== Stored data ==

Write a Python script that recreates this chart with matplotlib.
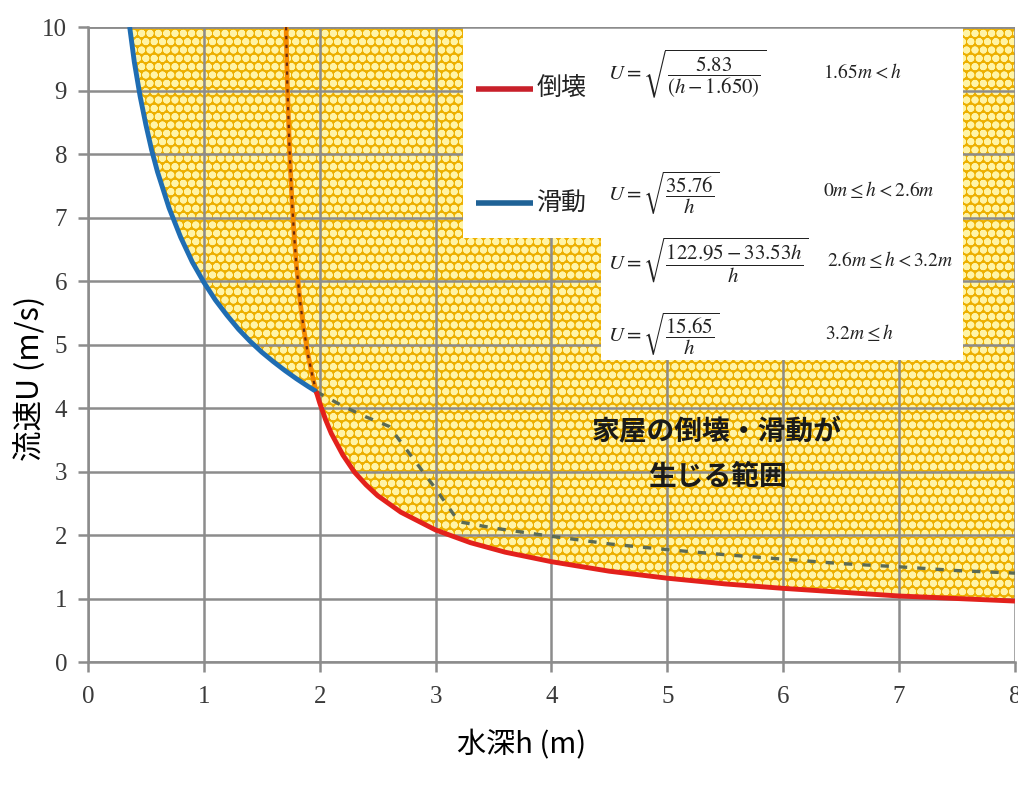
import matplotlib
matplotlib.use("Agg")
import matplotlib.pyplot as plt
from matplotlib.patches import Polygon

plt.rcParams['font.family'] = ['Noto Sans CJK JP', 'DejaVu Sans']
plt.rcParams['hatch.linewidth'] = 2.6

# ---- data ----
# 滑動 (sliding) boundary, solid blue part
slide_h = [0.36, 0.40, 0.45, 0.50, 0.55, 0.60, 0.70, 0.80, 0.90, 1.00,
           1.10, 1.20, 1.30, 1.40, 1.50, 1.60, 1.70, 1.80, 1.90, 1.97]
slide_u = [10.0, 9.45, 8.91, 8.46, 8.06, 7.72, 7.15, 6.69, 6.30, 5.98,
           5.70, 5.46, 5.24, 5.05, 4.88, 4.73, 4.59, 4.46, 4.34, 4.26]
# 倒壊 (collapse) boundary, solid red part
coll_h = [1.97, 2.00, 2.05, 2.10, 2.20, 2.30, 2.40, 2.50, 2.70, 3.00, 3.30,
          3.60, 4.00, 4.50, 5.00, 5.50, 6.00, 6.50, 7.00, 7.50, 8.00]
coll_u = [4.26, 4.08, 3.82, 3.60, 3.26, 2.99, 2.79, 2.62, 2.36, 2.08, 1.88,
          1.73, 1.58, 1.43, 1.32, 1.23, 1.16, 1.10, 1.04, 1.00, 0.96]
# collapse curve continuation (dashed orange)
coll_ext_h = [1.71, 1.72, 1.74, 1.76, 1.78, 1.80, 1.83, 1.86, 1.90, 1.94, 1.97]
coll_ext_u = [10.0, 9.13, 8.05, 7.28, 6.70, 6.23, 5.69, 5.27, 4.83, 4.48, 4.26]
# sliding curve continuation (dashed grey-green)
slide_ext_h = [1.97, 2.20, 2.40, 2.60, 2.80, 3.00, 3.20, 3.50, 4.00, 4.50,
               5.00, 5.50, 6.00, 6.50, 7.00, 7.50, 8.00]
slide_ext_u = [4.26, 4.03, 3.86, 3.71, 3.22, 2.73, 2.21, 2.11, 1.98, 1.86,
               1.77, 1.69, 1.62, 1.55, 1.50, 1.44, 1.40]

x_ticks = [0, 1, 2, 3, 4, 5, 6, 7, 8]
y_ticks = [0, 1, 2, 3, 4, 5, 6, 7, 8, 9, 10]

legend_labels = ['倒壊', '滑動']
formulas = [r'$U=\sqrt{\dfrac{5.83}{(h-1.650)}}$',
            r'$U=\sqrt{\dfrac{35.76}{h}}$',
            r'$U=\sqrt{\dfrac{122.95-33.53h}{h}}$',
            r'$U=\sqrt{\dfrac{15.65}{h}}$']
conditions = [r'$1.65m<h$', r'$0m\leq h<2.6m$',
              r'$2.6m\leq h<3.2m$', r'$3.2m\leq h$']
region_text = '家屋の倒壊・滑動が\n生じる範囲'

# ---- figure ----
fig = plt.figure(figsize=(10.18, 7.92), dpi=100)
ax = fig.add_axes([0.0864, 0.1641, 0.9106, 0.8018])
ax.set_xlim(0, 8)
ax.set_ylim(0, 10)

# hazard region
bound_h = slide_h + coll_h[1:]
bound_u = slide_u + coll_u[1:]
ax.fill_between(bound_h, bound_u, 10, facecolor='#EDB000',
                edgecolor='#FFF4A6', hatch='oo', linewidth=0, zorder=1)

# grid
ax.set_xticks(x_ticks)
ax.set_yticks(y_ticks)
ax.grid(True, color='#8c8c8c', linewidth=1.8, zorder=2)
ax.set_axisbelow(False)
for s in ['top', 'right']:
    ax.spines[s].set_visible(False)
for s in ['left', 'bottom']:
    ax.spines[s].set_color('#8c8c8c')
    ax.spines[s].set_linewidth(1.8)
    ax.spines[s].set_zorder(2)

# annotation box (white)
box = Polygon([(3.24, 10), (7.55, 10), (7.55, 4.76), (4.43, 4.76),
               (4.43, 6.68), (3.24, 6.68)], closed=True,
              facecolor='white', edgecolor='none', zorder=3)
ax.add_patch(box)
ax.axhline(10, color='#8c8c8c', linewidth=1.8, zorder=3.5)

# curves
ax.plot(coll_ext_h, coll_ext_u, color='#F58A00', linewidth=3.4, zorder=4)
ax.plot(coll_ext_h, coll_ext_u, color='#6a2a10', linewidth=1.6,
        linestyle=(0, (1.5, 2.5)), zorder=4.1)
ax.plot(slide_ext_h, slide_ext_u, color='#5a6a55', linewidth=2.4,
        linestyle=(0, (2.5, 3)), zorder=4)
ax.plot(slide_h, slide_u, color='#1F6DB3', linewidth=3.5, zorder=5,
        solid_capstyle='butt')
ax.plot(coll_h, coll_u, color='#E3211C', linewidth=3.5, zorder=5,
        solid_capstyle='butt')

# legend inside box
ax.plot([3.35, 3.84], [9.02, 9.02], color='#C8202A', linewidth=4, zorder=6,
        solid_capstyle='butt')
ax.plot([3.35, 3.84], [7.23, 7.23], color='#1F6296', linewidth=4, zorder=6,
        solid_capstyle='butt')
ax.text(3.87, 9.02, legend_labels[0], fontsize=18, va='center', ha='left',
        color='#222222', zorder=6)
ax.text(3.87, 7.23, legend_labels[1], fontsize=18, va='center', ha='left',
        color='#222222', zorder=6)

form_y = [9.26, 7.39, 6.33, 5.18]
cond_x = [6.34, 6.34, 6.38, 6.36]
cond_y = [9.29, 7.42, 6.33, 5.18]
for f, fy in zip(formulas, form_y):
    ax.text(4.49, fy, f, fontsize=15, va='center', ha='left',
            math_fontfamily='stix', color='#222222', zorder=6)
for c, cx, cy in zip(conditions, cond_x, cond_y):
    ax.text(cx, cy, c, fontsize=14, va='center', ha='left',
            math_fontfamily='stix', color='#222222', zorder=6)

ax.text(5.43, 3.27, region_text, fontsize=20, ha='center', va='center',
        fontweight='bold', linespacing=1.75, color='#1a1a1a', zorder=6)

# ticks
ax.tick_params(axis='both', colors='#8c8c8c', width=1.8, length=7,
               labelcolor='#3a3a3a', labelsize=18)
ax.tick_params(axis='x', pad=10)
ax.tick_params(axis='y', pad=8)
for lab in ax.get_xticklabels() + ax.get_yticklabels():
    lab.set_fontfamily('Liberation Serif')

fig.text(522 / 1018, 1 - 745 / 792, '水深h (m)', fontsize=21,
         ha='center', va='center')
fig.text(30 / 1018, 1 - 378 / 792, '流速U (m/s)', fontsize=22,
         ha='center', va='center', rotation=90)

fig.savefig('out.png', dpi=100)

== Requirements ==
Using the data above, print every line exactly, omitting pictures.

== Worked answer ==
Write a Python script that recreates this chart with matplotlib.
import matplotlib
matplotlib.use("Agg")
import matplotlib.pyplot as plt
from matplotlib.patches import Polygon

plt.rcParams['font.family'] = ['Noto Sans CJK JP', 'DejaVu Sans']
plt.rcParams['hatch.linewidth'] = 2.6

# ---- data ----
# 滑動 (sliding) boundary, solid blue part
slide_h = [0.36, 0.40, 0.45, 0.50, 0.55, 0.60, 0.70, 0.80, 0.90, 1.00,
           1.10, 1.20, 1.30, 1.40, 1.50, 1.60, 1.70, 1.80, 1.90, 1.97]
slide_u = [10.0, 9.45, 8.91, 8.46, 8.06, 7.72, 7.15, 6.69, 6.30, 5.98,
           5.70, 5.46, 5.24, 5.05, 4.88, 4.73, 4.59, 4.46, 4.34, 4.26]
# 倒壊 (collapse) boundary, solid red part
coll_h = [1.97, 2.00, 2.05, 2.10, 2.20, 2.30, 2.40, 2.50, 2.70, 3.00, 3.30,
          3.60, 4.00, 4.50, 5.00, 5.50, 6.00, 6.50, 7.00, 7.50, 8.00]
coll_u = [4.26, 4.08, 3.82, 3.60, 3.26, 2.99, 2.79, 2.62, 2.36, 2.08, 1.88,
          1.73, 1.58, 1.43, 1.32, 1.23, 1.16, 1.10, 1.04, 1.00, 0.96]
# collapse curve continuation (dashed orange)
coll_ext_h = [1.71, 1.72, 1.74, 1.76, 1.78, 1.80, 1.83, 1.86, 1.90, 1.94, 1.97]
coll_ext_u = [10.0, 9.13, 8.05, 7.28, 6.70, 6.23, 5.69, 5.27, 4.83, 4.48, 4.26]
# sliding curve continuation (dashed grey-green)
slide_ext_h = [1.97, 2.20, 2.40, 2.60, 2.80, 3.00, 3.20, 3.50, 4.00, 4.50,
               5.00, 5.50, 6.00, 6.50, 7.00, 7.50, 8.00]
slide_ext_u = [4.26, 4.03, 3.86, 3.71, 3.22, 2.73, 2.21, 2.11, 1.98, 1.86,
               1.77, 1.69, 1.62, 1.55, 1.50, 1.44, 1.40]

x_ticks = [0, 1, 2, 3, 4, 5, 6, 7, 8]
y_ticks = [0, 1, 2, 3, 4, 5, 6, 7, 8, 9, 10]

legend_labels = ['倒壊', '滑動']
formulas = [r'$U=\sqrt{\dfrac{5.83}{(h-1.650)}}$',
            r'$U=\sqrt{\dfrac{35.76}{h}}$',
            r'$U=\sqrt{\dfrac{122.95-33.53h}{h}}$',
            r'$U=\sqrt{\dfrac{15.65}{h}}$']
conditions = [r'$1.65m<h$', r'$0m\leq h<2.6m$',
              r'$2.6m\leq h<3.2m$', r'$3.2m\leq h$']
region_text = '家屋の倒壊・滑動が\n生じる範囲'

# ---- figure ----
fig = plt.figure(figsize=(10.18, 7.92), dpi=100)
ax = fig.add_axes([0.0864, 0.1641, 0.9106, 0.8018])
ax.set_xlim(0, 8)
ax.set_ylim(0, 10)

# hazard region
bound_h = slide_h + coll_h[1:]
bound_u = slide_u + coll_u[1:]
ax.fill_between(bound_h, bound_u, 10, facecolor='#EDB000',
                edgecolor='#FFF4A6', hatch='oo', linewidth=0, zorder=1)

# grid
ax.set_xticks(x_ticks)
ax.set_yticks(y_ticks)
ax.grid(True, color='#8c8c8c', linewidth=1.8, zorder=2)
ax.set_axisbelow(False)
for s in ['top', 'right']:
    ax.spines[s].set_visible(False)
for s in ['left', 'bottom']:
    ax.spines[s].set_color('#8c8c8c')
    ax.spines[s].set_linewidth(1.8)
    ax.spines[s].set_zorder(2)

# annotation box (white)
box = Polygon([(3.24, 10), (7.55, 10), (7.55, 4.76), (4.43, 4.76),
               (4.43, 6.68), (3.24, 6.68)], closed=True,
              facecolor='white', edgecolor='none', zorder=3)
ax.add_patch(box)
ax.axhline(10, color='#8c8c8c', linewidth=1.8, zorder=3.5)

# curves
ax.plot(coll_ext_h, coll_ext_u, color='#F58A00', linewidth=3.4, zorder=4)
ax.plot(coll_ext_h, coll_ext_u, color='#6a2a10', linewidth=1.6,
        linestyle=(0, (1.5, 2.5)), zorder=4.1)
ax.plot(slide_ext_h, slide_ext_u, color='#5a6a55', linewidth=2.4,
        linestyle=(0, (2.5, 3)), zorder=4)
ax.plot(slide_h, slide_u, color='#1F6DB3', linewidth=3.5, zorder=5,
        solid_capstyle='butt')
ax.plot(coll_h, coll_u, color='#E3211C', linewidth=3.5, zorder=5,
        solid_capstyle='butt')

# legend inside box
ax.plot([3.35, 3.84], [9.02, 9.02], color='#C8202A', linewidth=4, zorder=6,
        solid_capstyle='butt')
ax.plot([3.35, 3.84], [7.23, 7.23], color='#1F6296', linewidth=4, zorder=6,
        solid_capstyle='butt')
ax.text(3.87, 9.02, legend_labels[0], fontsize=18, va='center', ha='left',
        color='#222222', zorder=6)
ax.text(3.87, 7.23, legend_labels[1], fontsize=18, va='center', ha='left',
        color='#222222', zorder=6)

form_y = [9.26, 7.39, 6.33, 5.18]
cond_x = [6.34, 6.34, 6.38, 6.36]
cond_y = [9.29, 7.42, 6.33, 5.18]
for f, fy in zip(formulas, form_y):
    ax.text(4.49, fy, f, fontsize=15, va='center', ha='left',
            math_fontfamily='stix', color='#222222', zorder=6)
for c, cx, cy in zip(conditions, cond_x, cond_y):
    ax.text(cx, cy, c, fontsize=14, va='center', ha='left',
            math_fontfamily='stix', color='#222222', zorder=6)

ax.text(5.43, 3.27, region_text, fontsize=20, ha='center', va='center',
        fontweight='bold', linespacing=1.75, color='#1a1a1a', zorder=6)

# ticks
ax.tick_params(axis='both', colors='#8c8c8c', width=1.8, length=7,
               labelcolor='#3a3a3a', labelsize=18)
ax.tick_params(axis='x', pad=10)
ax.tick_params(axis='y', pad=8)
for lab in ax.get_xticklabels() + ax.get_yticklabels():
    lab.set_fontfamily('Liberation Serif')

fig.text(522 / 1018, 1 - 745 / 792, '水深h (m)', fontsize=21,
         ha='center', va='center')
fig.text(30 / 1018, 1 - 378 / 792, '流速U (m/s)', fontsize=22,
         ha='center', va='center', rotation=90)

fig.savefig('out.png', dpi=100)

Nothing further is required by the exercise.